> **Written request**:
Scan the data below. Pull out each line where "that" occurs.

> **Data section**:
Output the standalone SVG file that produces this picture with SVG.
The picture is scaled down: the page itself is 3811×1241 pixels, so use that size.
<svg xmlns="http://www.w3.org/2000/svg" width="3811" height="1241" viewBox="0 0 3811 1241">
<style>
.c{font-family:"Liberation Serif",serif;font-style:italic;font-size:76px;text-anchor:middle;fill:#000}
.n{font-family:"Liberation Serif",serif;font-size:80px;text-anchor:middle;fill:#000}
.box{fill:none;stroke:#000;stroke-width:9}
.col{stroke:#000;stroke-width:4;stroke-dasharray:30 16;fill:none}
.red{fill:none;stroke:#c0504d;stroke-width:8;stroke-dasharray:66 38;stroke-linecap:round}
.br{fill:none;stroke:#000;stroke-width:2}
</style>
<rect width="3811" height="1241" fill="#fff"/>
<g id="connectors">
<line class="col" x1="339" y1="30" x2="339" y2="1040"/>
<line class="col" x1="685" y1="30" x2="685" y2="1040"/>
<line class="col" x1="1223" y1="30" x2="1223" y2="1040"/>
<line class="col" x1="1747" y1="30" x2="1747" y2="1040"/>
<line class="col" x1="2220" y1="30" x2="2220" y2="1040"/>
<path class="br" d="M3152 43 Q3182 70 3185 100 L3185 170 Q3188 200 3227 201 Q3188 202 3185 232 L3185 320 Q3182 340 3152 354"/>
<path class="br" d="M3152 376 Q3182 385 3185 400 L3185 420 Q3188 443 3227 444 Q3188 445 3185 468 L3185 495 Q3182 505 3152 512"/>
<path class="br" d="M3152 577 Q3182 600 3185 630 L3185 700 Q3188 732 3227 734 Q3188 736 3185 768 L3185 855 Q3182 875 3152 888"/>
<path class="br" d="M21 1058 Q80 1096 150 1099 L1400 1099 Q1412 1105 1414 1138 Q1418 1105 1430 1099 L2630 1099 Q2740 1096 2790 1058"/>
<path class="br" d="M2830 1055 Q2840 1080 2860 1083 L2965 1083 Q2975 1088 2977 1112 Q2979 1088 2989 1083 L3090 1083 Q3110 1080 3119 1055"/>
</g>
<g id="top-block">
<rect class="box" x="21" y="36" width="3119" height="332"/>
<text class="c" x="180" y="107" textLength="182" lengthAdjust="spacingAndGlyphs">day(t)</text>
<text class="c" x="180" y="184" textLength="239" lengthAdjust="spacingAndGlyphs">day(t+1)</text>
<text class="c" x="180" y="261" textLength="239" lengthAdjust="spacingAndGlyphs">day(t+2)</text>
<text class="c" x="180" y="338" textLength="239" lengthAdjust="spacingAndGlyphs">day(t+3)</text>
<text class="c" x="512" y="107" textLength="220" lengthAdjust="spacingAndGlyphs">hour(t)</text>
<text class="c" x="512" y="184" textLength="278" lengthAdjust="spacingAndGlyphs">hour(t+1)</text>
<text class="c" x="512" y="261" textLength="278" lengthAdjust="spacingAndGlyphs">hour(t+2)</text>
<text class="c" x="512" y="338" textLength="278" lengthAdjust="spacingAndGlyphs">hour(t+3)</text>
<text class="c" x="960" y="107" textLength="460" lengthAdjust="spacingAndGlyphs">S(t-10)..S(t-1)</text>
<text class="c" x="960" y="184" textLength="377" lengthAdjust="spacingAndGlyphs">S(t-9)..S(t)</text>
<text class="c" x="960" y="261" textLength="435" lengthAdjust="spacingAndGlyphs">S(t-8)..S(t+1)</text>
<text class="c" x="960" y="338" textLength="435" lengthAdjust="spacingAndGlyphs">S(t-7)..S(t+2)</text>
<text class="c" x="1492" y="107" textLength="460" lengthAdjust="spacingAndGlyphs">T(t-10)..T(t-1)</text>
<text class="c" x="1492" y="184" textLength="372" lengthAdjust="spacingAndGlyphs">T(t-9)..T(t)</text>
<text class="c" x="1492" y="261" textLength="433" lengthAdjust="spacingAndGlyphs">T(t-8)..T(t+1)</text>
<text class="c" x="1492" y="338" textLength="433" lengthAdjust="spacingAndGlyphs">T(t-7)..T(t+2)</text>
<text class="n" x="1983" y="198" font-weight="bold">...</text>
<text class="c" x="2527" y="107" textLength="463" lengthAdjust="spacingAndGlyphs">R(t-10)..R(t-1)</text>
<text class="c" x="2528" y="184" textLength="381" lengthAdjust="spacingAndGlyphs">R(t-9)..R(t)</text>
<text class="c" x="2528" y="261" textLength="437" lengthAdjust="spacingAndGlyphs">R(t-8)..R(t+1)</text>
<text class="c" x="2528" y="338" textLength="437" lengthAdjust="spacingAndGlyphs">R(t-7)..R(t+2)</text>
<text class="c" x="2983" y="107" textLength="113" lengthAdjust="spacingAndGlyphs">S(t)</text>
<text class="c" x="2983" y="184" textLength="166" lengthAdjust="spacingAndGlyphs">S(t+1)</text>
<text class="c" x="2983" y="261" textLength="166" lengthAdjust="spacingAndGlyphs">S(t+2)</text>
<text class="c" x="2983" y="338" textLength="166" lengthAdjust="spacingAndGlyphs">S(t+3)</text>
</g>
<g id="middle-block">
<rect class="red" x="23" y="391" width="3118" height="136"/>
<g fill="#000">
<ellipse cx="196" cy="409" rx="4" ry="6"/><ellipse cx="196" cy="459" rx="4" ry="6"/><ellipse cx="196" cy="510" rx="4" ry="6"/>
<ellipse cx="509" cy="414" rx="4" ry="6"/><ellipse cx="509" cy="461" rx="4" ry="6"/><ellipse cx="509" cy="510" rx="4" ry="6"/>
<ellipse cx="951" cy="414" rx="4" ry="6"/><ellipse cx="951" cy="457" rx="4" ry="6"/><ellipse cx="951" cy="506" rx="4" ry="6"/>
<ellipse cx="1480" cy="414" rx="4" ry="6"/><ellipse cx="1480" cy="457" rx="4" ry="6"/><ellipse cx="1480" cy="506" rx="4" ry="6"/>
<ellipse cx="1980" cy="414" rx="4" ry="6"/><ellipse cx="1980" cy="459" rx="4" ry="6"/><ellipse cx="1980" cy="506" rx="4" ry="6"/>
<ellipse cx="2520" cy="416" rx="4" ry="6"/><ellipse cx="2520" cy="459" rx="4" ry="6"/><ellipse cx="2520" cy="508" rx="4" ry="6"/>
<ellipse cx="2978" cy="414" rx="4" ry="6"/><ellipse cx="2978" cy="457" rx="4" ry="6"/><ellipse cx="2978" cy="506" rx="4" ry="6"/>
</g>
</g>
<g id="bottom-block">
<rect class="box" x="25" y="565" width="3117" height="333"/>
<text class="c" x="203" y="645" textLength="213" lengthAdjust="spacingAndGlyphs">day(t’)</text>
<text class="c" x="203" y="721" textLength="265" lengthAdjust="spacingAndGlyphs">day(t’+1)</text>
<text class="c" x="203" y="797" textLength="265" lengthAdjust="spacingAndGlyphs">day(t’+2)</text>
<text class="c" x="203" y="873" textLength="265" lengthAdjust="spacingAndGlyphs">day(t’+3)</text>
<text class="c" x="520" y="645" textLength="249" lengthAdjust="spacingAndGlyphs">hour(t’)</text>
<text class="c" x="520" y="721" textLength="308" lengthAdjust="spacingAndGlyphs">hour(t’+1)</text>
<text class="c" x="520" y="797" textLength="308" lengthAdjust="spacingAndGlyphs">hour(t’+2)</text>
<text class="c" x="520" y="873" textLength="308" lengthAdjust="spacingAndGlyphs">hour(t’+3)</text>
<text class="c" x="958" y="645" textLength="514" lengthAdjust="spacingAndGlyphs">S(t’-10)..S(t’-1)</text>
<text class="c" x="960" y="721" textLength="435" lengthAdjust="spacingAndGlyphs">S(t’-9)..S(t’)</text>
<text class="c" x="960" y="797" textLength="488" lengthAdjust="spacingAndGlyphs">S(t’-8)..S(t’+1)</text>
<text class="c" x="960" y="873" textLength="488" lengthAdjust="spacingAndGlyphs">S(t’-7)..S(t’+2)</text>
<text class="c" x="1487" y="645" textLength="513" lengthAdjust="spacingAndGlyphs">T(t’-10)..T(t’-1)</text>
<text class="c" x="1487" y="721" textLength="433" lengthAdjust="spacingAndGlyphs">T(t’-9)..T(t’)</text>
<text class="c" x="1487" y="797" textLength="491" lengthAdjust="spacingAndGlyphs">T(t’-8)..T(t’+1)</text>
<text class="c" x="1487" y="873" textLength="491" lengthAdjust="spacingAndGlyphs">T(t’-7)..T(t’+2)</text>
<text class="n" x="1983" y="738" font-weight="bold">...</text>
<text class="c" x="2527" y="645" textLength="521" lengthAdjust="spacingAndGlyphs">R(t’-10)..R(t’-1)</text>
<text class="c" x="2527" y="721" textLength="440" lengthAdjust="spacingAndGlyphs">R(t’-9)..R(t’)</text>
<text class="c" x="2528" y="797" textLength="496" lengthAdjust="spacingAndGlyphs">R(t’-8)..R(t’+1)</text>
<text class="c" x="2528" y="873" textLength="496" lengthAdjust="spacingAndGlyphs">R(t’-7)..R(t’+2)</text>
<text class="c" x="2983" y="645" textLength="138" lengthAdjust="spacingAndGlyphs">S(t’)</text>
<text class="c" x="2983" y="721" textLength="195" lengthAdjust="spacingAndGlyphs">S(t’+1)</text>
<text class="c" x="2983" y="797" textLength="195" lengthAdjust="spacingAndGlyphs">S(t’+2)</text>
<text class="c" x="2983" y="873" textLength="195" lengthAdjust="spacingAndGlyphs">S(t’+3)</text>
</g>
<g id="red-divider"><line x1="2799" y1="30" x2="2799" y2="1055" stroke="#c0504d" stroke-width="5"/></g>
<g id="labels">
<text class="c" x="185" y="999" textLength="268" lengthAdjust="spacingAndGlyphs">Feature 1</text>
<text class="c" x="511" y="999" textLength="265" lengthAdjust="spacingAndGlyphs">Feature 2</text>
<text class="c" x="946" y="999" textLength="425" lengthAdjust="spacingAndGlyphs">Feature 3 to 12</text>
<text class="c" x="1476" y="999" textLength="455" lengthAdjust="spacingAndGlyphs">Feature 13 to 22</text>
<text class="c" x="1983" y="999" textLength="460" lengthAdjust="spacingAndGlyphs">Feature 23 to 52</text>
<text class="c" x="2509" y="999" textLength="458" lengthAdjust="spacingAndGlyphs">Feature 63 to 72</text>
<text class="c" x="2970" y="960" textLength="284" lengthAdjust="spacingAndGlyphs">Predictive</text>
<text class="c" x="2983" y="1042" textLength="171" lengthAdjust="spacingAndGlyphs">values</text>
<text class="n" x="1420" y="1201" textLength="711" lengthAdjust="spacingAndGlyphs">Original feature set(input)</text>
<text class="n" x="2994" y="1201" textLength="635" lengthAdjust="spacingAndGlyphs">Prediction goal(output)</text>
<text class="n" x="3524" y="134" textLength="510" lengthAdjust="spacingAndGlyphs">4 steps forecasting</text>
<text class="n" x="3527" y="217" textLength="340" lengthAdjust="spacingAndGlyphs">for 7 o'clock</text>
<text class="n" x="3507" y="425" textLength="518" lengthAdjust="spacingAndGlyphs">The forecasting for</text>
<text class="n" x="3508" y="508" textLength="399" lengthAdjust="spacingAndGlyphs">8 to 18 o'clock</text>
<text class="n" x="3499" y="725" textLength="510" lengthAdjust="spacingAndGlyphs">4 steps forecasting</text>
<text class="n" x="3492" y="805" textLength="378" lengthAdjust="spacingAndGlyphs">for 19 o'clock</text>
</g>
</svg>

> **Finished exercise**:
Output the standalone SVG file that produces this picture with SVG.
The picture is scaled down: the page itself is 3811×1241 pixels, so use that size.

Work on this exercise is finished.